The Route to Financial Literacy
Paper routes taught financial lessons that no classroom could match. Kids learned to separate business expenses from profit, understanding that the bicycle maintenance, rubber bands, and plastic bags came out of their earnings. They experienced seasonal cash flow — Christmas tips could double a month's income, while summer vacations meant collecting from empty houses.
Many former paperboys credit their routes with teaching them budgeting skills that lasted a lifetime. They learned to save for larger purchases, understand the relationship between effort and reward, and manage money without parental oversight. This wasn't theoretical financial literacy — it was practical economics with immediate consequences.
The Death of Dawn
By the 1990s, the paper route was becoming extinct. Liability concerns made newspaper companies nervous about employing children. Adult carriers with cars could cover larger territories more efficiently. And perhaps most importantly, fewer families wanted the daily newspaper delivered to their door.
Today, most Americans get their news from smartphones before their feet hit the floor. Push notifications deliver breaking news instantly, personalized algorithms curate content, and social media provides the community connection that local newspapers once offered. The morning routine that once centered around unfolding a physical newspaper has been replaced by scrolling through apps.
What We Lost When the Paperboy Disappeared
The demise of paper routes represents more than just technological progress — it marked the end of an economic training ground that produced generations of entrepreneurs. Many successful business leaders trace their first lessons in customer service, financial responsibility, and work ethic to those early morning bike rides.
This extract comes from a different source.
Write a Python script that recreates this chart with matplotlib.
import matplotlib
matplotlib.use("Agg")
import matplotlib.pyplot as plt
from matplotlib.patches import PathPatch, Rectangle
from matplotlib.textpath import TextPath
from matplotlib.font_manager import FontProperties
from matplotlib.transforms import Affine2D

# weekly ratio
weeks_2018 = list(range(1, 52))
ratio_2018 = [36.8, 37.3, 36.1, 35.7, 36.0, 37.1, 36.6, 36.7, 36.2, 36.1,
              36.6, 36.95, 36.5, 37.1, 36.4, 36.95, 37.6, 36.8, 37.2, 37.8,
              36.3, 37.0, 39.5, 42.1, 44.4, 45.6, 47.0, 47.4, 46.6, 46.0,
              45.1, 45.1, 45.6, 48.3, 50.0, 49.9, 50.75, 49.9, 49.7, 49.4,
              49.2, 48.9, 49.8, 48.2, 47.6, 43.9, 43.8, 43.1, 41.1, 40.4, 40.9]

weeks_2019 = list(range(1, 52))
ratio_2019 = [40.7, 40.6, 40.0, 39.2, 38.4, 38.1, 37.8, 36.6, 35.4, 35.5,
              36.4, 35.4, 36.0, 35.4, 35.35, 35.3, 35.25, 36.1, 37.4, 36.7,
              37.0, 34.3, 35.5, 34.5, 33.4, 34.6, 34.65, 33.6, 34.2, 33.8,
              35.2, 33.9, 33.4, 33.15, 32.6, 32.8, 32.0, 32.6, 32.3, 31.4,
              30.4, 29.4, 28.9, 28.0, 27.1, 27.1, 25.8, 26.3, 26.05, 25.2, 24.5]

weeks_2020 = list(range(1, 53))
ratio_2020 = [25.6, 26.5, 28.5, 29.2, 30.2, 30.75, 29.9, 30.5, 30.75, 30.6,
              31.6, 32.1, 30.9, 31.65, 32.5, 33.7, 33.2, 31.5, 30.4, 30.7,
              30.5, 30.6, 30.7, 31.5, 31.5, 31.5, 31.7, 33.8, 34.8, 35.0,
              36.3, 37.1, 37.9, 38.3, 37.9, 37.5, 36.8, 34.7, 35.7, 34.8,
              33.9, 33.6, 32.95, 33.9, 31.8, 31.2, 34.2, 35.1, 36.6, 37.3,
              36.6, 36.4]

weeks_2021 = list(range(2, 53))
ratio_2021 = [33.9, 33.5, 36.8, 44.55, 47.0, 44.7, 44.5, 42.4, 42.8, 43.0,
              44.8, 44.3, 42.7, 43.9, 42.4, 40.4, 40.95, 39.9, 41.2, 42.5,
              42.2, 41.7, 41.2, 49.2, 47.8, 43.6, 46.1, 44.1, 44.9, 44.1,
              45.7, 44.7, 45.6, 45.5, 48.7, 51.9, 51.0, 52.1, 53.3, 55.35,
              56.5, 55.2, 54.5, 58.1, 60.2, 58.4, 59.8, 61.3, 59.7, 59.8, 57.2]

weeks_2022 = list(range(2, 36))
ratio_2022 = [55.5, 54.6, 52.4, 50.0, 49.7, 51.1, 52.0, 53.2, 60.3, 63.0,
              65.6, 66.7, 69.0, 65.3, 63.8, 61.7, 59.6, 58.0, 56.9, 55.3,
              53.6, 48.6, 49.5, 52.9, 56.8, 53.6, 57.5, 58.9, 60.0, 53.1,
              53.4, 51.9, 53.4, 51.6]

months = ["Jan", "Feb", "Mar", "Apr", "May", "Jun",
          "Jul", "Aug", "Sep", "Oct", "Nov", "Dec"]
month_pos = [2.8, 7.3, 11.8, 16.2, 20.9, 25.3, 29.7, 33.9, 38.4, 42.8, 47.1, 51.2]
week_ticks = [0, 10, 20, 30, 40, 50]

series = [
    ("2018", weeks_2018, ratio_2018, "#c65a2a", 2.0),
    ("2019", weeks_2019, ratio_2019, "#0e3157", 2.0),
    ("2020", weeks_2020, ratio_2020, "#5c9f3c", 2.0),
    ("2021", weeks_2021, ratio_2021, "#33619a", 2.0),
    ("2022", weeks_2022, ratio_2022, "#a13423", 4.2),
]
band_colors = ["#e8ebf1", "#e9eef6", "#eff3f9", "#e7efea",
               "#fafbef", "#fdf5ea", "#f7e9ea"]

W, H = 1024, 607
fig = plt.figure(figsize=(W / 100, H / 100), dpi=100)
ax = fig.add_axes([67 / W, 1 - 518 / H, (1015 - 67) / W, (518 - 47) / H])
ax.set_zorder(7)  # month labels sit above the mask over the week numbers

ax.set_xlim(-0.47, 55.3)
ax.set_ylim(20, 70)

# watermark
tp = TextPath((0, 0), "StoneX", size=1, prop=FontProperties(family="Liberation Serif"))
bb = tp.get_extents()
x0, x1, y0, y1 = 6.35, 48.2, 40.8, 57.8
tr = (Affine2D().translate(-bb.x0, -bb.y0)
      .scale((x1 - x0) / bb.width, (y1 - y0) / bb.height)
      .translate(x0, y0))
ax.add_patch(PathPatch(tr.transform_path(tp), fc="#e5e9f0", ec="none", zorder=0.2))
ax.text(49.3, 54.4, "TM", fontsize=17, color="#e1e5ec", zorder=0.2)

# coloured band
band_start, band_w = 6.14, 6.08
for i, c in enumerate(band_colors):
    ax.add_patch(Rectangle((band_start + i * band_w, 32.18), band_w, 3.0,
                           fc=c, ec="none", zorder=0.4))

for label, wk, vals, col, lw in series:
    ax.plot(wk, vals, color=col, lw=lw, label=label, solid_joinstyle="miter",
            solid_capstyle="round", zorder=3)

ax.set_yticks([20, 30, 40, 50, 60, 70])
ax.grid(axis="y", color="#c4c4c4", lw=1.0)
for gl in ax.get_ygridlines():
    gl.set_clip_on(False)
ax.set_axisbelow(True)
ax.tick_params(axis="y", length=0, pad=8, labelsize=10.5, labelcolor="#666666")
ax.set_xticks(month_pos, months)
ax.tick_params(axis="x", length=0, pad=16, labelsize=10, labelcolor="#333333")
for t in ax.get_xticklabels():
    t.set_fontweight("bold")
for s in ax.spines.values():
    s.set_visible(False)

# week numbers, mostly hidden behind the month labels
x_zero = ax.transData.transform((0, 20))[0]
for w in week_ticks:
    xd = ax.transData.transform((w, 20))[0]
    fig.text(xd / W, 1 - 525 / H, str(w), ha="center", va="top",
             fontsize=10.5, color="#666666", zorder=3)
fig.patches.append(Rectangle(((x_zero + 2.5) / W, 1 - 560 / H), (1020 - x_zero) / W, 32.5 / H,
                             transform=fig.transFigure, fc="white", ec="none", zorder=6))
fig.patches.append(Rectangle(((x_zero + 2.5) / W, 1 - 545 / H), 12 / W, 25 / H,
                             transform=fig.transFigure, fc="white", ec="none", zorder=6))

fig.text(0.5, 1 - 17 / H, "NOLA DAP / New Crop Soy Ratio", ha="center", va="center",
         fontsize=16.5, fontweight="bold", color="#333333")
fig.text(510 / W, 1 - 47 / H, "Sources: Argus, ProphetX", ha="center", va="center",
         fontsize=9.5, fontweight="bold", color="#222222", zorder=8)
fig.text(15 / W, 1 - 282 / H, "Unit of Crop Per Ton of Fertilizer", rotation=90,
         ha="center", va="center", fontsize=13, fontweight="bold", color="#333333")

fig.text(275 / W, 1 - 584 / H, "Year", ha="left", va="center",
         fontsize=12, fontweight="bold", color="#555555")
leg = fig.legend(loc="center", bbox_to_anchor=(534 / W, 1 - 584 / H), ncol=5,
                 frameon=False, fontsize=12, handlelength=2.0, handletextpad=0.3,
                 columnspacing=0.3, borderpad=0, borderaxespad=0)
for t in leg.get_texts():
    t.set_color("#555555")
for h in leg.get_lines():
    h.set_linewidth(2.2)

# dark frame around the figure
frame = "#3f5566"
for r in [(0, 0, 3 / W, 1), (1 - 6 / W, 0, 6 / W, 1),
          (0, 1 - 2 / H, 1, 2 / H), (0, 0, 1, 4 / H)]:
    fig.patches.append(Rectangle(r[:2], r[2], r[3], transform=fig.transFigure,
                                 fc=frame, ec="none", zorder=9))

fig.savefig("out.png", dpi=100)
Modern teenagers can earn money through apps and gig work, but these opportunities rarely provide the comprehensive business education that paper routes offered. DoorDash drivers don't build long-term customer relationships. YouTube creators don't learn to handle physical inventory or manage collections.
The Morning That Shaped America
The paper route era coincided with America's post-war economic boom, when a strong work ethic and customer service could build a middle-class life. These values, learned on bicycle seats at dawn, helped shape a generation that would go on to build the modern American economy.
Today's instant access to information has obvious advantages — we're more informed, more connected, and more efficient than ever before. But something was lost when we traded the personal touch of the paperboy for the algorithmic precision of the smartphone. We gained speed and convenience, but lost a training ground that taught American kids how to earn their place in the world, one delivered newspaper at a time.